Crow Wing County commissioners are waiting for Monday’s scheduled decision on the alleged conflict of interest issue at the Brainerd Lakes Regional Airport.
Commissioner Doug Houge said Tuesday if the city of Brainerd postpones the issue again, as it did earlier this month, the county should step in to resolve the matter.
“We’ve got an interest in the airport and this thing has drug on for so long,” Houge said. If the city of Brainerd has an answer Monday, Houge said that’s great and if not the county needs to try to resolve it. “That’s the frustration that I see with this whole deal. It should be black and white and it’s been gray for months. Let’s determine if there is a conflict and move on and deal with other issues.”
Brainerd City Attorney Tom Fitzpatrick on Tuesday afternoon said he is prepared to provide his opinion to the Brainerd City Council at Monday’s council meeting. He said he wouldn’t be releasing his opinion until council members receive it.
The airport is jointly owned by the city of Brainerd and Crow Wing County. At issue is an allegation of conflict of interest when the engineering firm the airport commission voted to hire in turn hired the firm of an airport commissioner, Doug Kuepers, to work as a construction manager for the airport terminal remodeling and expansion project.
Commissioner Rachel Reabe Nystrom, the board’s airport liaison, who was absent at the last airport commission meeting, brought the subject up Tuesday. The city of Brainerd is providing the legal opinion because the airport commissioner is a city appointee.
“If there is a rare concern about a possible conflict of interest it deserves to be investigated but my bigger fear is the chilling effect it has on the hundreds of men and women who serve on committees, commissions, boards,” Nystrom said. “And in my opinion they deserve our respect and our support and I can see a lot of people serving in those volunteer capacities for the betterment of our community saying, ‘I’m not doing this anymore.’ I don’t want to be put through the wringer like this.”
The only other option, Nystrom said is to find willing people who are not connected or have business or social relationships.

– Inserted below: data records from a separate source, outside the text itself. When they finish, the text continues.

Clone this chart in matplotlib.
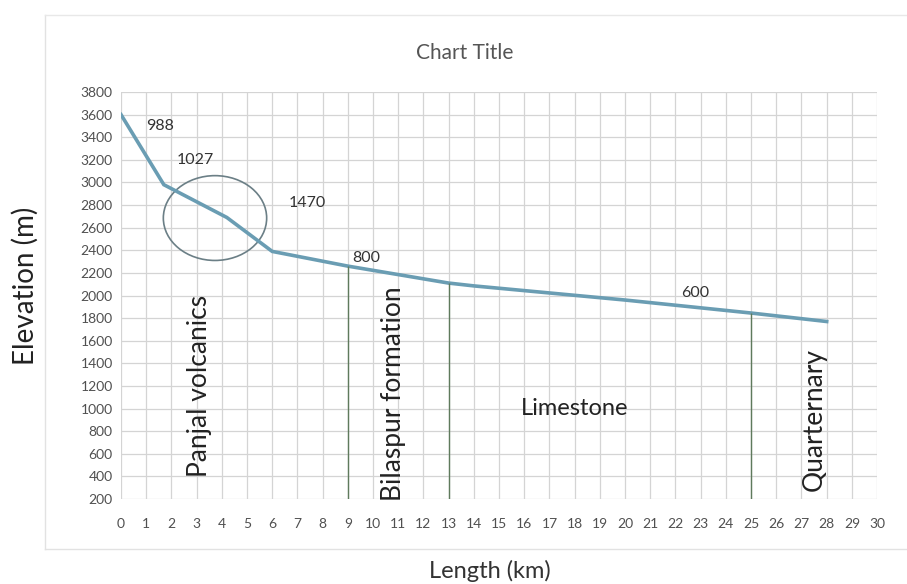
import matplotlib.pyplot as plt
import numpy as np
from matplotlib.patches import Ellipse

# profile along the section
length_km = [0, 1.7, 4.2, 6, 9, 13, 14, 20, 25, 28]
elevation_m = [3600, 2980, 2690, 2390, 2260, 2110, 2085, 1960, 1845, 1770]

# formation boundaries (km) and elevation of the profile there
boundary_km = [9, 13, 25]
boundary_top = [2260, 2110, 1845]

# segment length labels
seg_labels = ['988', '1027', '1470', '800', '600']
seg_x = [1.55, 2.95, 7.4, 9.75, 22.8]
seg_y = [3500, 3200, 2820, 2330, 2020]

# formation names
unit_names = ['Panjal volcanics', 'Bilaspur formation', 'Limestone', 'Quarternary']
unit_x = [3.1, 10.8, 18.0, 27.5]
unit_y = [1200, 1130, 1000, 900]
unit_rot = [90, 90, 0, 90]
unit_size = [19, 19, 17, 19]

plt.rcParams['font.family'] = ['Lato', 'DejaVu Sans']

fig = plt.figure(figsize=(9.07, 5.84), dpi=100)
ax = fig.add_axes((0.1334, 0.1455, 0.8336, 0.697))

ax.set_xlim(0, 30)
ax.set_ylim(200, 3800)
ax.set_xticks(np.arange(0, 31, 1))
ax.set_yticks(np.arange(200, 3801, 200))
ax.grid(True, color='#d4d4d4', lw=0.9)
ax.set_axisbelow(True)
for s in ax.spines.values():
    s.set_visible(False)
ax.tick_params(length=0, labelsize=10, colors='#505050')
ax.tick_params(axis='x', pad=14)
ax.tick_params(axis='y', pad=6)

ax.plot(length_km, elevation_m, color='#6a9db3', lw=2.6, solid_joinstyle='miter')

ax.vlines(boundary_km, 200, boundary_top, color='#5f7a5c', lw=1.0)

# circle marking the volcanics outcrop
ax.add_patch(Ellipse((3.73, 2685), 4.1, 750, fill=False, ec='#6b7f86', lw=1.2))

for t, x, y in zip(seg_labels, seg_x, seg_y):
    ax.text(x, y, t, fontsize=11.5, color='#333333', ha='center', va='center')

for t, x, y, r, fs in zip(unit_names, unit_x, unit_y, unit_rot, unit_size):
    ax.text(x, y, t, fontsize=fs, color='#222222', ha='center', va='center',
            rotation=r)

fig.text(0.512, 0.91, 'Chart Title', ha='center', va='center', fontsize=15,
         color='#555555')
fig.text(0.028, 0.51, 'Elevation (m)', ha='center', va='center', fontsize=20,
         rotation=90, color='#222222')
fig.text(0.54, 0.004, 'Length (km)', ha='center', va='bottom', fontsize=17,
         color='#333333')

# faint outer chart frame
fig.add_artist(plt.Line2D([0.05, 0.05], [0.06, 0.975], color='#e2e2e2', lw=1))
fig.add_artist(plt.Line2D([0.05, 1.0], [0.06, 0.06], color='#e2e2e2', lw=1))
fig.add_artist(plt.Line2D([0.05, 1.0], [0.975, 0.975], color='#e8e8e8', lw=1))

fig.savefig('out.png', dpi=100)
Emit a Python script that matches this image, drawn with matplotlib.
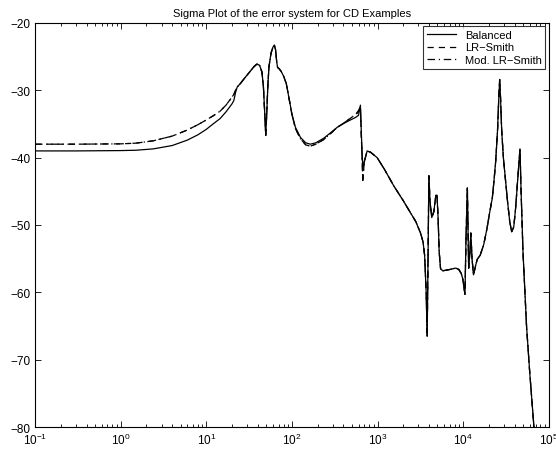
import numpy as np
import matplotlib
matplotlib.use("Agg")
import matplotlib.pyplot as plt

# --- Daten ---
# niedriger Bereich: hier liegen die Kurven auseinander
freq_low = [0.1, 0.3, 1.0, 1.5, 2.4, 4.0, 6.0, 8.0, 10.0, 12.0, 14.5, 17.0, 20.0]
bal_low = [-39.0, -39.0, -38.95, -38.9, -38.7, -38.2, -37.4, -36.6, -35.8, -35.0, -34.2, -33.2, -32.0]
lr_low = [-38.0, -38.0, -37.95, -37.85, -37.5, -36.8, -35.9, -35.1, -34.4, -33.8, -33.1, -32.2, -31.0]
mod_low = [-38.0, -38.0, -37.95, -37.85, -37.5, -36.8, -35.9, -35.1, -34.4, -33.8, -33.1, -32.2, -31.0]

# mittlerer/hoher Bereich
freq_mid = [21.0, 22.0, 23.0, 25.0, 28.0, 32.0, 36.0, 39.0, 42.0, 44.7, 46.5, 48.0, 49.5,
            51.0, 52.5, 54.0, 57.0, 60.0, 62.4, 64.5, 66.5, 68.0, 71.0, 75.0, 80.0, 86.0,
            92.0, 100.0, 110.0, 126.0, 145.0, 164.0, 190.0, 236.0, 290.0, 338.0, 420.0,
            501.0, 560.0, 600.0, 631.0, 650.0, 673.0, 700.0, 757.0, 830.0, 990.0, 1200.0,
            1550.0, 2000.0, 2430.0, 2800.0, 3180.0, 3400.0, 3550.0, 3700.0, 3800.0, 3890.0,
            3980.0, 4100.0, 4300.0, 4550.0, 4800.0, 4950.0, 5100.0, 5250.0, 5450.0, 5800.0,
            7000.0, 8200.0, 8900.0, 9500.0, 9900.0, 10500.0, 10800.0, 11200.0, 11600.0,
            12000.0, 12300.0, 12700.0, 13200.0, 14000.0, 14600.0, 15800.0, 17400.0, 19000.0,
            20500.0, 21900.0, 22900.0, 24000.0, 25200.0, 26100.0, 26700.0, 27300.0, 28200.0,
            29500.0, 31600.0, 33000.0, 35000.0, 36900.0, 39000.0, 41000.0, 43500.0, 46100.0,
            47500.0, 50000.0, 55000.0, 60000.0, 67600.0]
bal_mid = [-31.5, -30.3, -29.5, -29.0, -28.2, -27.3, -26.5, -26.1, -26.3, -27.3, -29.5, -33.0, -36.7,
           -33.0, -29.0, -26.5, -24.5, -23.6, -23.3, -24.0, -25.8, -26.6, -26.8, -27.2, -27.9, -29.0,
           -31.0, -33.5, -35.5, -37.0, -37.8, -38.0, -37.8, -37.1, -36.2, -35.5, -34.8,
           -34.3, -34.0, -33.7, -32.2, -37.0, -41.7, -40.5, -39.0, -39.2, -40.0, -41.7,
           -44.2, -46.4, -48.2, -49.5, -51.2, -52.5, -54.5, -60.0, -66.5, -55.0,
           -42.7, -46.5, -48.9, -48.0, -45.6, -45.6, -49.0, -54.0, -56.5, -56.8,
           -56.6, -56.4, -56.6, -57.2, -58.0, -60.3, -52.0, -44.5, -56.4,
           -54.0, -51.2, -55.0, -57.4, -56.0, -55.1, -54.5, -52.9, -50.5,
           -48.0, -46.0, -43.5, -40.5, -36.0, -31.0, -28.4, -31.0, -36.0,
           -40.0, -44.0, -46.5, -49.5, -51.0, -50.3, -47.5, -43.0, -38.7,
           -45.0, -54.0, -65.0, -72.0, -80.5]
lr_mid = [-30.6, -30.0, -29.5, -29.0, -28.2, -27.3, -26.5, -26.1, -26.3, -27.3, -29.5, -33.0, -36.7,
          -33.0, -29.0, -26.5, -24.5, -23.6, -23.3, -24.0, -25.8, -26.6, -26.8, -27.2, -27.9, -29.0,
          -31.0, -33.6, -35.7, -37.2, -38.1, -38.3, -38.0, -37.3, -36.3, -35.5, -34.7,
          -34.0, -33.6, -33.2, -32.4, -37.5, -43.2, -40.7, -39.0, -39.2, -40.0, -41.7,
          -44.2, -46.4, -48.2, -49.5, -51.2, -52.5, -54.5, -60.0, -66.5, -55.0,
          -42.7, -46.5, -48.9, -48.0, -45.6, -45.6, -49.0, -54.0, -56.5, -56.8,
          -56.6, -56.4, -56.6, -57.2, -58.0, -60.3, -52.0, -44.5, -56.4,
          -54.0, -51.2, -55.0, -57.4, -56.0, -55.1, -54.5, -52.9, -50.5,
          -48.0, -46.0, -43.5, -40.5, -36.0, -31.0, -28.4, -31.0, -36.0,
          -40.0, -44.0, -46.5, -49.5, -51.0, -50.3, -47.5, -43.0, -38.7,
          -45.0, -54.0, -65.0, -72.0, -80.5]
mod_mid = [-30.6, -30.0, -29.5, -29.0, -28.2, -27.3, -26.5, -26.1, -26.3, -27.3, -29.5, -33.0, -36.7,
           -33.0, -29.0, -26.5, -24.5, -23.6, -23.3, -24.0, -25.8, -26.6, -26.8, -27.2, -27.9, -29.0,
           -31.0, -33.6, -35.7, -37.2, -38.1, -38.3, -38.0, -37.3, -36.3, -35.5, -34.7,
           -34.0, -33.5, -33.0, -32.4, -37.6, -43.4, -40.7, -39.0, -39.2, -40.0, -41.7,
           -44.2, -46.4, -48.2, -49.5, -51.2, -52.5, -54.5, -60.0, -66.5, -55.0,
           -42.7, -46.5, -48.9, -48.0, -45.6, -45.6, -49.0, -54.0, -56.5, -56.8,
           -56.6, -56.4, -56.6, -57.2, -58.0, -60.3, -52.0, -44.5, -56.4,
           -54.0, -51.2, -55.0, -57.4, -56.0, -55.1, -54.5, -52.9, -50.5,
           -48.0, -46.0, -43.5, -40.5, -36.0, -31.0, -28.4, -31.0, -36.0,
           -40.0, -44.0, -46.5, -49.5, -51.0, -50.3, -47.5, -43.0, -38.7,
           -45.0, -54.0, -65.0, -72.0, -80.5]

freq = freq_low + freq_mid
balanced = bal_low + bal_mid
lr_smith = lr_low + lr_mid
mod_lr_smith = mod_low + mod_mid

plt.rcParams["font.family"] = ["Liberation Sans", "DejaVu Sans"]
# Exponenten der Achsenbeschriftung in derselben Schrift
plt.rcParams["mathtext.fontset"] = "custom"
plt.rcParams["mathtext.rm"] = "Liberation Sans"
plt.rcParams["mathtext.it"] = "Liberation Sans:italic"
plt.rcParams["mathtext.bf"] = "Liberation Sans:bold"

fig = plt.figure(figsize=(5.56, 4.52), dpi=100)
ax = fig.add_axes([0.063, 0.053, 0.924, 0.894])

ax.semilogx(freq, balanced, color="black", linewidth=0.9, linestyle="-", label="Balanced")
ax.semilogx(freq, lr_smith, color="black", linewidth=0.9, linestyle=(0, (5, 4)), label="LR\u2212Smith")
ax.semilogx(freq, mod_lr_smith, color="black", linewidth=0.9, linestyle=(0, (6, 3, 1, 3)),
            label="Mod. LR\u2212Smith")

ax.set_xlim(1e-1, 1e5)
ax.set_ylim(-80, -20)
ax.set_yticks([-80, -70, -60, -50, -40, -30, -20])
ax.tick_params(which="both", direction="in", top=True, right=True, labelsize=8.5, width=0.6)
ax.tick_params(which="major", length=4)
ax.tick_params(which="minor", length=2)
for s in ax.spines.values():
    s.set_linewidth(0.8)

ax.set_title("Sigma Plot of the error system for CD Examples", fontsize=8, pad=5)

leg = ax.legend(loc="upper right", fontsize=8, frameon=True, fancybox=False,
                edgecolor="black", borderaxespad=0.3, handlelength=2.6,
                borderpad=0.35, labelspacing=0.2)
leg.get_frame().set_linewidth(0.8)

fig.savefig("out.png", dpi=100)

“So who’s left — drifters, grifters and loners,” Nystrom said. “I think Crow Wing County deserves more than that.”
Nystrom said she’s cast hundreds maybe thousands of votes in a little more than four years as commissioner and often knows someone involved in an issue on one side or the other. That’s part of living in a small community, she said.

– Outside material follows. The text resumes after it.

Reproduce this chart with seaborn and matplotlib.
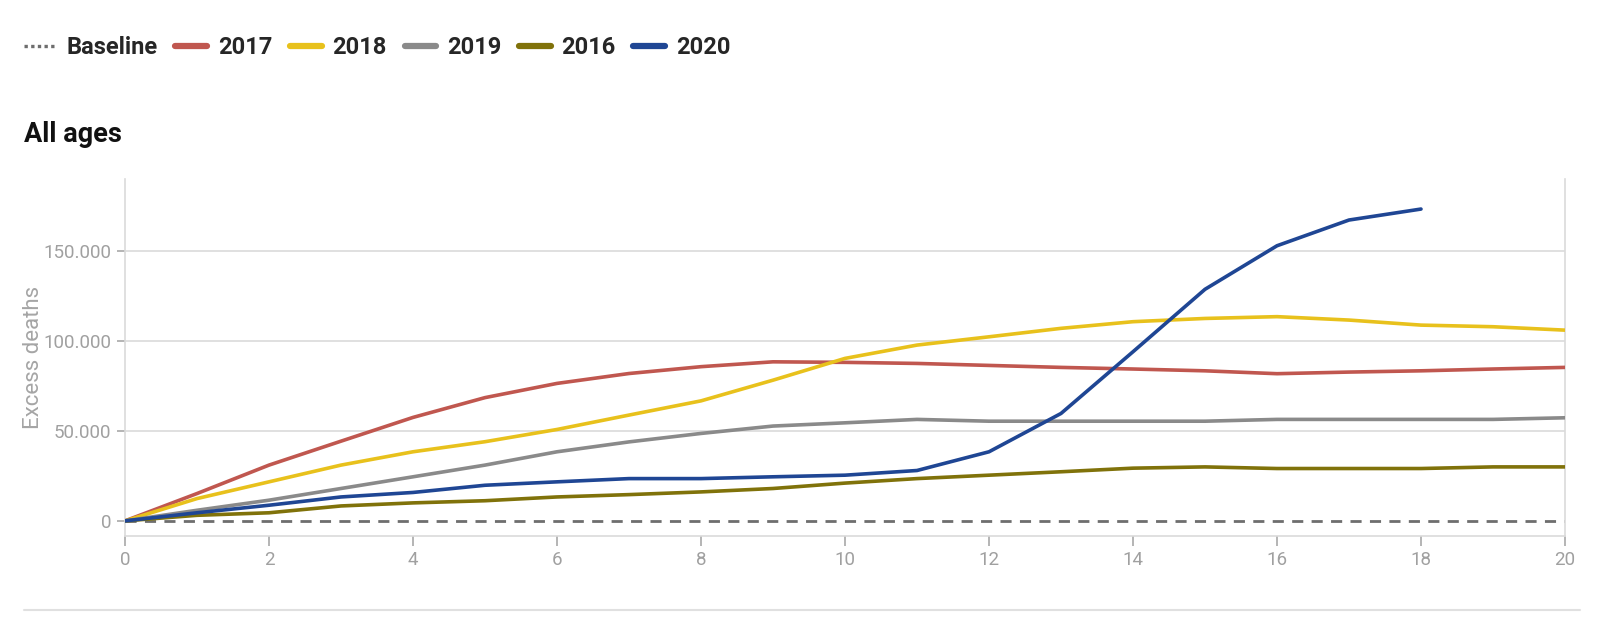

Nystrom said the issue struck a chord with her since someone raised the issue when she was appointed to the Kitchigami Regional Library Board and her sister worked two days a week at the Brainerd Public Library. Nystrom doesn’t serve on the personnel committee and abstains from votes involving employees.
She noted her former doctor lives on the proposed all-terrain vehicle trail near Fort Ripley and has made an opinion known about it. She said a representative for an engineering firm bidding on work at the airport used to date her former college roommate.
“Does that make it a conflict of interest?” Nystrom asked.
Nystrom offered numerous examples, finally saying they could be considered conflicts of interest but she thought of it as a benefit of living in a close-knit community where almost everybody knows your name and your business.
Commissioner Rosemary Franzen then read from the state statute on conflict of interest, pointing out it specifically lists a conflict as a personal financial interest or financial benefit. Financial benefits didn’t come up in Nystrom’s examples.
Nystrom said she couldn’t believe some of the concerns stemmed from an anonymous letter and said if she received something unsigned like that it would be in her trash bin.
“Oh, my word, don’t try that on me,” she said.
Houge said the letter, which Brainerd council member Bob Olson made public and called, in part, for an air traffic control tower and radar coverage at the airport, was a separate subject from the conflict of interest allegation.
In reaction to Nystrom’s comments, Board Chairman Paul Thiede said: “The coarsening of public discourse is very frightening because more and more people are being less and less inclined to submit themselves to it.”
Thiede continued to say he hasn’t signed the civility pledge during political campaigns not because he didn’t intend to be civil but if someone is uncivil to him and he responds then he violates the pledge.
“It’s very difficult for me to say I’m going to commit to that when I know that the public can and will and does sometimes pry into places in my life that I don’t believe they have any business prying into ...
“I think it is a sad part of our society today that less and less people are going into elective office for the reason that they want to provide a public service and more and more of them are going into it because it’s a nice job they can have a lot of fun at and promote their personal agendas.”